Draft language of the new bill suggested that prosecutors hadn’t yet brought a criminal case against a P2P file sharer in part because it was difficult to make a case that the file sharing was “willfully” in violation of copyright law. That draft language lowered the threshold for prosecution for P2P users, which drew criticism from the ISP and P2P communities. But HR-4077 maintains the willfulness standard, and contains a provision that “evidence of reproduction or distribution of a copyrighted work, by itself, shall not be sufficient to establish the necessary level of intent.”

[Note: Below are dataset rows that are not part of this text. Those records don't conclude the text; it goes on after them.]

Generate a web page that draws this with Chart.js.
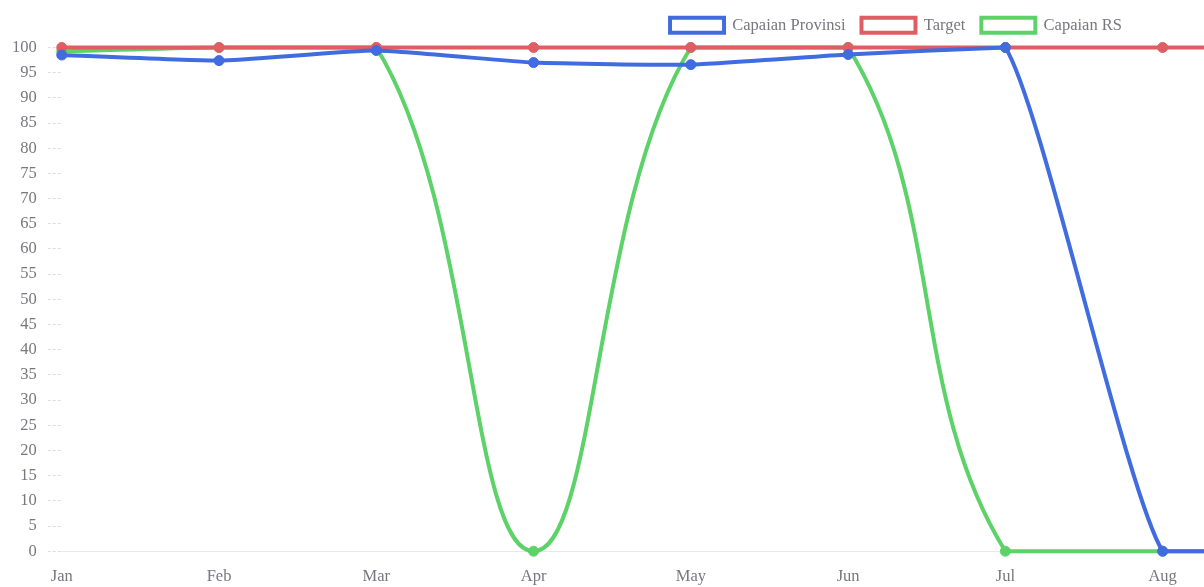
<!DOCTYPE html>
<html>
<head>
<meta charset="utf-8">
<script src="https://cdn.jsdelivr.net/npm/chart.js@4/dist/chart.umd.min.js"></script>
<style>
  html, body { margin: 0; padding: 0; overflow: hidden; background: #fff; }
  #wrap { position: relative; width: 1813px; height: 595px; }
</style>
</head>
<body>
<div id="wrap"><canvas id="chart"></canvas></div>
<script>
// Monthly achievement figures (percent)
const months = ['Jan', 'Feb', 'Mar', 'Apr', 'May', 'Jun', 'Jul', 'Aug', 'Sep', 'Oct', 'Nov', 'Dec'];
const capaianProvinsi = [98.5, 97.4, 99.4, 97.0, 96.6, 98.6, 100, 0, 0, 0, 0, 0];
const target = [100, 100, 100, 100, 100, 100, 100, 100, 100, 100, 100, 100];
const capaianRS = [99.2, 100, 100, 0, 100, 100, 0, 0, 0, 0, 0, 0];

const FONT = { family: "'Liberation Serif', 'Times New Roman', serif", size: 16.5 };
const TEXT = '#77777f';

function series(label, values, color, tension) {
  return {
    label: label,
    data: values,
    borderColor: color,
    backgroundColor: 'rgba(255,255,255,0)',
    pointBackgroundColor: color,
    pointBorderColor: color,
    tension: tension,
    clip: false
  };
}

// A little extra room under the legend and a slight leftward nudge of its items
const legendSpacing = {
  id: 'legendSpacing',
  afterInit(chart) {
    const legend = chart.legend;
    if (!legend) return;
    const fit = legend.fit;
    legend.fit = function () {
      fit.call(this);
      this.height += 4;
    };
  },
  afterLayout(chart) {
    if (chart.legend) chart.legend.right -= 22;
  }
};

new Chart(document.getElementById('chart'), {
  type: 'line',
  data: {
    labels: months,
    datasets: [
      series('Capaian Provinsi', capaianProvinsi, 'rgb(65,108,224)', 0.15),
      series('Target', target, 'rgb(222,94,100)', 0.4),
      series('Capaian RS', capaianRS, 'rgb(92,210,104)', 0.4)
    ]
  },
  plugins: [legendSpacing],
  options: {
    responsive: true,
    maintainAspectRatio: false,
    animation: false,
    layout: { padding: { top: 1, left: 1, right: 0, bottom: 0 } },
    elements: {
      line: { borderWidth: 4, fill: false },
      point: { radius: 5, borderWidth: 1 }
    },
    plugins: {
      legend: {
        display: true,
        position: 'top',
        labels: {
          boxWidth: 54,
          boxHeight: 15,
          color: TEXT,
          font: FONT,
          padding: 16
        }
      },
      tooltip: { enabled: false }
    },
    scales: {
      x: {
        grid: { display: false },
        border: { display: true, color: 'rgba(0,0,0,0.09)', dash: [2, 3], width: 1 },
        ticks: { color: TEXT, font: FONT, padding: 8, maxRotation: 0 }
      },
      y: {
        min: 0,
        max: 100,
        border: { display: false },
        grid: {
          drawOnChartArea: false,
          drawTicks: true,
          tickLength: 14,
          tickColor: 'rgba(0,0,0,0.13)',
          tickBorderDash: [3, 2],
          color: 'rgba(0,0,0,0.13)'
        },
        ticks: { stepSize: 5, color: TEXT, font: FONT, padding: 11 }
      }
    }
  }
});
</script>
</body>
</html>
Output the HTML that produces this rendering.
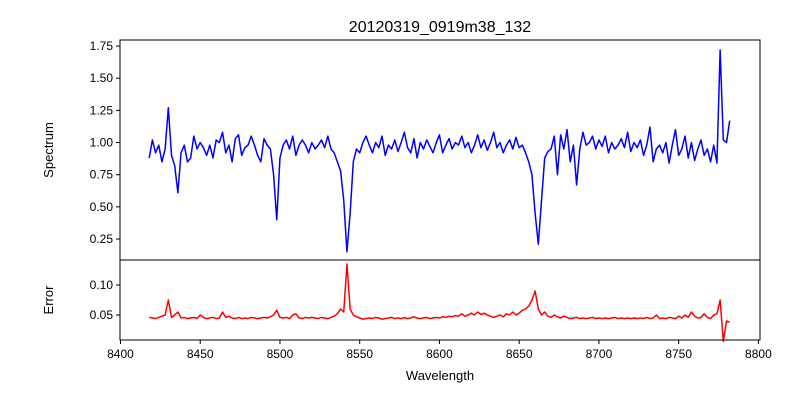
<!DOCTYPE html>
<html><head><meta charset="utf-8"><style>
body{margin:0;background:#fff;font-family:"Liberation Sans",sans-serif}
svg text{font-family:"Liberation Sans",sans-serif;fill:#000}
</style></head><body>
<svg id="c" width="800" height="400" xmlns="http://www.w3.org/2000/svg">
<rect width="800" height="400" fill="#fff"/>
<text x="440" y="32" font-size="16" text-anchor="middle">20120319_0919m38_132</text>
<text transform="translate(53,150) rotate(-90)" font-size="13" text-anchor="middle">Spectrum</text>
<text transform="translate(53,300) rotate(-90)" font-size="13" text-anchor="middle">Error</text>
<text x="440" y="380" font-size="13" text-anchor="middle">Wavelength</text>
<g id="g"></g>
</svg>
<script>
const wlStart = 8418, wlStep = 2;
const flux = [0.88,1.02,0.92,0.98,0.85,0.95,1.27,0.90,0.82,0.61,
0.92,0.98,0.85,0.88,1.05,0.95,1.00,0.96,0.90,0.98,
0.88,1.02,1.00,1.08,0.92,0.98,0.85,1.03,1.06,0.90,
0.96,0.98,1.05,0.98,0.90,0.85,1.03,0.98,0.95,0.75,
0.40,0.88,0.98,1.02,0.95,1.05,0.90,0.98,1.02,0.98,
0.92,1.00,0.95,0.98,1.02,0.96,1.05,0.95,0.92,0.85,
0.78,0.55,0.15,0.45,0.85,0.95,0.92,1.00,1.05,0.98,
0.92,1.00,0.96,1.05,0.90,0.98,0.95,1.02,0.93,1.00,
1.08,0.96,0.92,1.03,0.88,1.00,0.95,1.02,0.97,0.92,
1.00,1.06,0.92,0.98,1.03,0.95,1.00,0.98,1.05,0.96,
1.00,0.92,0.98,1.06,0.96,1.02,0.94,1.00,1.08,0.96,
1.00,0.92,0.98,1.02,0.95,1.04,0.96,0.98,0.92,0.85,
0.75,0.45,0.21,0.55,0.88,0.93,0.95,1.05,0.75,1.06,
0.95,1.10,0.85,0.98,0.67,0.95,1.08,0.98,1.00,1.05,
0.95,1.02,0.97,1.05,0.92,1.00,0.95,0.98,1.03,0.96,
1.08,0.93,1.00,0.96,1.02,0.90,0.98,1.12,0.85,0.95,
0.98,0.92,1.00,0.84,0.98,1.10,0.90,0.95,1.05,0.88,
1.00,0.86,0.95,1.02,0.90,0.95,0.85,0.98,0.84,1.72,
1.02,1.00,1.17];
const err = [0.046,0.045,0.044,0.046,0.048,0.050,0.075,0.046,0.050,0.055,
0.045,0.046,0.044,0.045,0.046,0.044,0.050,0.046,0.044,0.045,
0.046,0.044,0.045,0.055,0.046,0.048,0.045,0.044,0.046,0.044,
0.045,0.044,0.046,0.045,0.044,0.045,0.046,0.045,0.047,0.050,
0.058,0.046,0.045,0.046,0.044,0.050,0.052,0.045,0.044,0.046,
0.045,0.046,0.045,0.044,0.046,0.045,0.044,0.046,0.048,0.052,
0.060,0.055,0.135,0.060,0.050,0.047,0.045,0.043,0.044,0.045,
0.044,0.046,0.045,0.043,0.044,0.045,0.046,0.044,0.045,0.044,
0.046,0.044,0.045,0.047,0.045,0.044,0.045,0.046,0.044,0.045,
0.046,0.045,0.047,0.046,0.048,0.047,0.049,0.048,0.052,0.048,
0.050,0.053,0.050,0.055,0.051,0.053,0.050,0.048,0.046,0.048,
0.050,0.047,0.052,0.050,0.055,0.050,0.053,0.058,0.060,0.065,
0.075,0.090,0.060,0.050,0.055,0.048,0.046,0.050,0.047,0.045,
0.048,0.046,0.044,0.045,0.046,0.044,0.045,0.044,0.045,0.046,
0.044,0.045,0.044,0.045,0.044,0.045,0.046,0.044,0.045,0.044,
0.045,0.044,0.045,0.044,0.045,0.044,0.046,0.044,0.045,0.050,
0.044,0.045,0.044,0.046,0.045,0.044,0.048,0.045,0.050,0.046,
0.055,0.048,0.045,0.046,0.052,0.046,0.044,0.050,0.052,0.075,
0.006,0.040,0.038];
const xTicks = [8400,8450,8500,8550,8600,8650,8700,8750,8800];
const fluxTicks = [0.25,0.50,0.75,1.00,1.25,1.50,1.75];
const errTicks = [0.05,0.10];

const NS='http://www.w3.org/2000/svg';
const g=document.getElementById('g');
const L=120,R=760,T1=40,B1=260,T2=260,B2=340;
const xMin=8399.7,xMax=8801;
const x=v=>L+(v-xMin)/(xMax-xMin)*(R-L);
const y1=v=>B1-(v-0.087)/(1.797-0.087)*(B1-T1);
const y2=v=>B2-(v-0.0083)/(0.1417-0.0083)*(B2-T2);
function mk(t,a){const e=document.createElementNS(NS,t);for(const k in a)e.setAttribute(k,a[k]);g.appendChild(e);return e;}
function line(data,yf,color,name){
  let d='';data.forEach((v,i)=>{d+=(i?'L':'M')+x(wlStart+i*wlStep).toFixed(2)+','+yf(v).toFixed(2);});
  const p=mk('path',{d:d,fill:'none',stroke:color,'stroke-width':1.5,'stroke-linejoin':'round'});
  
  
}
line(flux,y1,'#0000ff','spectrum-line');
line(err,y2,'#ff0000','error-line');
// axes frames
const f1=mk('rect',{x:L,y:T1,width:R-L,height:B1-T1,fill:'none',stroke:'#000','stroke-width':1});


const f2=mk('rect',{x:L,y:T2,width:R-L,height:B2-T2,fill:'none',stroke:'#000','stroke-width':1});


xTicks.forEach(v=>{
  const px=x(v);
  mk('line',{x1:px,x2:px,y1:B2,y2:B2+4,stroke:'#000'});
  const t=mk('text',{x:px,y:B2+18,'font-size':12,'text-anchor':'middle'});t.textContent=v;
  
  
});
fluxTicks.forEach(v=>{
  const py=y1(v);
  mk('line',{x1:L-4,x2:L,y1:py,y2:py,stroke:'#000'});
  const t=mk('text',{x:L-7,y:py+4,'font-size':12,'text-anchor':'end'});t.textContent=v.toFixed(2);
  
  
});
errTicks.forEach(v=>{
  const py=y2(v);
  mk('line',{x1:L-4,x2:L,y1:py,y2:py,stroke:'#000'});
  const t=mk('text',{x:L-7,y:py+4,'font-size':12,'text-anchor':'end'});t.textContent=v.toFixed(2);
  
  
});
</script>
</body></html>
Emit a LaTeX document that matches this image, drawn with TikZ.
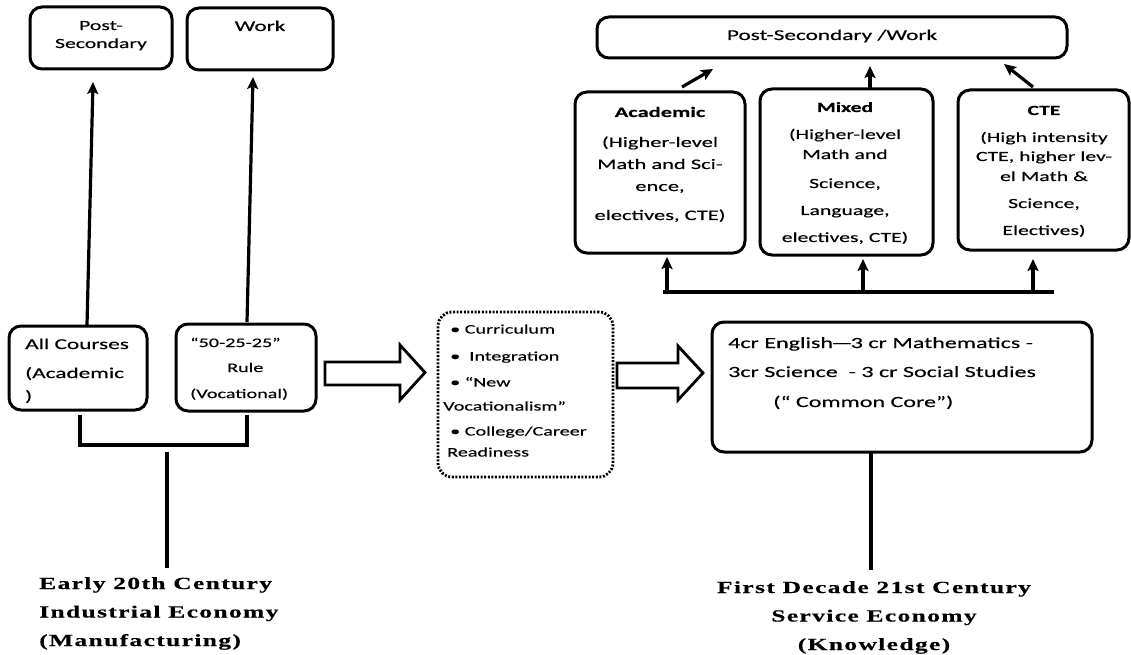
\documentclass[tikz,border=0pt]{standalone}
\usepackage{fontspec}
\setmainfont{Carlito}[FakeStretch=1.55,FakeBold=0.35]
\newfontfamily\tnr{Liberation Serif}[FakeStretch=1.5,LetterSpace=8,FakeBold=0.4]
\usetikzlibrary{arrows.meta}
\tikzset{
  box/.style={draw, line width=3pt, rounded corners=12pt, inner sep=0pt},
  dotbox/.style={draw, line width=2.8pt, dash pattern=on 2pt off 1.6pt, rounded corners=14pt, inner sep=0pt},
  txt/.style={inner sep=0pt},
  conn/.style={line width=3.2pt, line join=miter},
  arr/.style={conn, -{Stealth[length=12pt,width=11pt,inset=2.5pt]}},
  hollow/.style={line width=2.8pt, line join=miter},
  era/.style={inner sep=0pt, font=\tnr\bfseries\fontsize{17}{28.5}\selectfont}
}
\begin{document}
\begin{tikzpicture}[x=1pt,y=-1pt]
\useasboundingbox (0,0) rectangle (1131,655);

% ---------- left side ----------
\node[box, minimum width=142pt, minimum height=62pt] (ps) at (101,38) {};
\node[box, minimum width=146pt, minimum height=62pt] (work) at (260,39) {};
\node[txt, anchor=base, font=\fontsize{14}{18}\selectfont] (psT) at (101,30)
  {\begin{tabular}[t]{@{}c@{}}Post-\\Secondary\end{tabular}};
\node[txt, anchor=base, font=\fontsize{15}{22}\selectfont] (workT) at (260,31) {Work};

\node[box, minimum width=138pt, minimum height=84pt] (allc) at (78,368) {};
\node[box, minimum width=140pt, minimum height=87pt] (r50) at (246,367.5) {};
\node[txt, anchor=base west, font=\fontsize{15}{22}\selectfont] (allcT) at (25,349)
  {\begin{tabular}[t]{@{}l@{}}All Courses\\[7pt](Academic\\[1pt])\end{tabular}};
\node[txt, anchor=base west, font=\fontsize{13}{22}\selectfont] (r50T) at (190,347)
  {\begin{tabular}[t]{@{}l@{}}“50-25-25”\\[3pt]\hspace{37pt}Rule\\[4pt](Vocational)\end{tabular}};

\coordinate (a1s) at (87,325);  \coordinate (a1t) at (93,82);
\coordinate (a2s) at (247,322); \coordinate (a2t) at (253,77);
\draw[arr] (a1s) -- (a1t);
\draw[arr] (a2s) -- (a2t);

\coordinate (b1) at (80,415); \coordinate (b2) at (80,445);
\coordinate (b3) at (247,445); \coordinate (b4) at (247,415);
\draw[conn] (b1) -- (b2) -- (b3) -- (b4);
\coordinate (s1) at (167,452); \coordinate (s2) at (167,568);
\draw[conn] (s1) -- (s2);

\node[era, anchor=base west] (early) at (39,589)
  {\begin{tabular}[t]{@{}l@{}}Early 20th Century\\Industrial Economy\\(Manufacturing)\end{tabular}};

% ---------- middle ----------
\draw[hollow] (325,362) -- (400,362) -- (400,345) -- (425,372.5) -- (400,400) -- (400,385) -- (325,385) -- cycle;
\node[dotbox, minimum width=175pt, minimum height=165pt] (mid) at (525.5,394.5) {};
\node[txt, anchor=base west, font=\fontsize{13}{25}\selectfont] (midT) at (443,333.5)
  {\begin{tabular}[t]{@{}l@{}}\hspace{7pt}• Curriculum\\[2pt]
   \hspace{7pt}•\ \ Integration\\[1pt]
   \hspace{7pt}• “New\\[-1pt]
   Vocationalism”\\
   \hspace{7pt}• College/Career\\[-4pt]
   \hspace{4pt}Readiness\end{tabular}};
\draw[hollow] (617,363) -- (678,363) -- (678,346) -- (703,373) -- (678,400) -- (678,388) -- (617,388) -- cycle;

% ---------- right side ----------
\node[box, minimum width=380pt, minimum height=130pt] (core) at (902,387) {};
\node[txt, anchor=base west, font=\fontsize{15.5}{22}\selectfont] (coreT) at (728,348)
  {\begin{tabular}[t]{@{}l@{}}4cr English\kern-2pt—\kern-2pt3 cr Mathematics -\\[7pt]
   3cr Science \ - 3 cr Social Studies\\[8pt]
   \hspace{45pt}(“ Common Core”)\end{tabular}};
\coordinate (c1) at (871,452); \coordinate (c2) at (871,570);
\draw[conn] (c1) -- (c2);
\node[era, anchor=base] (first) at (874,593)
  {\begin{tabular}[t]{@{}c@{}}First Decade 21st Century\\Service Economy\\(Knowledge)\end{tabular}};

\node[box, minimum width=470pt, minimum height=41pt] (psw) at (832,37.5) {};
\node[txt, anchor=base, font=\fontsize{15}{22}\selectfont] (pswT) at (832,40) {Post-Secondary /Work};

\node[box, minimum width=170pt, minimum height=161pt] (acad) at (660,172.5) {};
\node[box, minimum width=173pt, minimum height=166pt] (mixed) at (846.5,172) {};
\node[box, minimum width=171pt, minimum height=160pt] (cte) at (1043.5,170) {};

\node[txt, anchor=base, font=\fontsize{14.5}{22}\selectfont] (acadT) at (660,117)
  {\begin{tabular}[t]{@{}c@{}}\textbf{Academic}\\[8pt](Higher-level\\Math and Sci-\\ence,\\[7pt]electives, CTE)\end{tabular}};
\node[txt, anchor=base, font=\fontsize{14}{20}\selectfont] (mixedT) at (845,112)
  {\begin{tabular}[t]{@{}c@{}}\textbf{Mixed}\\[7pt](Higher-level\\Math and\\[9pt]Science,\\[7pt]Language,\\[7pt]electives, CTE)\end{tabular}};
\node[txt, anchor=base, font=\fontsize{14}{20}\selectfont] (cteT) at (1044,115)
  {\begin{tabular}[t]{@{}c@{}}\textbf{CTE}\\[7pt](High intensity\\[-1pt]CTE, higher lev-\\el Math \&\\[7pt]Science,\\[7pt]Electives)\end{tabular}};

\coordinate (u1s) at (682,87);  \coordinate (u1t) at (713,69);
\coordinate (u2s) at (870,88);  \coordinate (u2t) at (870,66);
\coordinate (u3s) at (1033,87); \coordinate (u3t) at (1004,64);
\draw[arr] (u1s) -- (u1t);
\draw[arr] (u2s) -- (u2t);
\draw[arr] (u3s) -- (u3t);

\coordinate (h1) at (663,292); \coordinate (h2) at (1054,292);
\draw[conn] (h1) -- (h2);
\coordinate (d1) at (667,292);  \coordinate (d1t) at (667,257);
\coordinate (d2) at (863,292);  \coordinate (d2t) at (863,259);
\coordinate (d3) at (1033,292); \coordinate (d3t) at (1033,259);
\draw[arr] (d1) -- (d1t);
\draw[arr] (d2) -- (d2t);
\draw[arr] (d3) -- (d3t);
\end{tikzpicture}
\end{document}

The new bill does remove a difficulty prosecutors have had in determining the commercial value of copyrighted works, by permitting prosecution when 1,000 works are offered for sharing. Smith also struck from the “findings” section at the beginning of HR-2517 that “[m]any computer users… do not know that copyright laws apply to Internet activity.” While HR-4077 still contains education provisions, it appears to assume anyone sharing files on a P2P network knows it could be a copyright infringement.

Added to the findings was a provision first seen in a manager’s amendment to HR-2517, offered at an aborted markup last fall. That provision states P2P services pose privacy and security threats and “contain software that could allow an independent company to take over portions of users’ computers and Internet connections and has the capability to keep track of users’ online habits.” The new bill still lacks liability protection for ISPs, protection found in the Digital Millennium Copyright Act.

Other modifications were made to HR-2517 in the new bill: (1) Grafted onto HR-4077 is language banning use of a camcorder or other device to film a movie in a theater. The language mirrors that of S-1932 by Sen. Cornyn (R-Tex.). Subcommittee ranking Democrat Berman (Cal.) and full committee ranking Democrat Conyers (Mich.) also had legislation (HR-2752) that would have banned such activity. (2) Portions of HR-2517 targeting physical counterfeiting have been stripped. Last Nov., Smith introduced a separate bill on that subject, HR-3632, the Anticounterfeiting Amendments of 2003. That bill also was scheduled for markup at our deadline Wed. in the same subcommittee. Sen. Biden (D-Del.) has introduced 2 similar bills recently on the subject, S-2227 and S-2242.

Much of HR-4077 consists of findings that P2P networks permit trafficking of copyrighted works and invite “child pornography, viruses, and confidential personal information” to spread. A “Sense of the Congress” portion, Sec. 9, states Kazaa has been downloaded more than 600 million times. “The vast majority of software products, including peer-to-peer technology, do not pose an inherent risk,” the bill states, and it praises “responsible” software companies that show concern for their users. The bill the cites several studies about the dangers of P2P. “To date, the businesses that run publicly accessible file- sharing services have refused or failed to voluntarily and sufficiently address these problems,” it says.

In response, P2P United Exec. Dir. Adam Eisgrau issued a statement Wed. calling the bill “a waste of taxpayer dollars” pushed by “Big Music and Hollywood.” He said the subcommittee “could truly advance public policy by saying no to industry’s insatiable demand for sanctions for the rest of this Congress and issuing mandatory ‘invitations’ instead to talks among all stakeholders on how to turn billions of unstoppable downloads into billions of bankable dollars for artists and other creators.” In a letter to subcommittee members, Eisgrau points to recent studies suggesting P2P isn’t hurting CD music sales (WID March 31 p1). He also informs the subcommittee that while his trade group represents P2P services such as Morpheus, Grokster, BearShare, Blubster and eDonkey, it doesn’t represent Kazaa.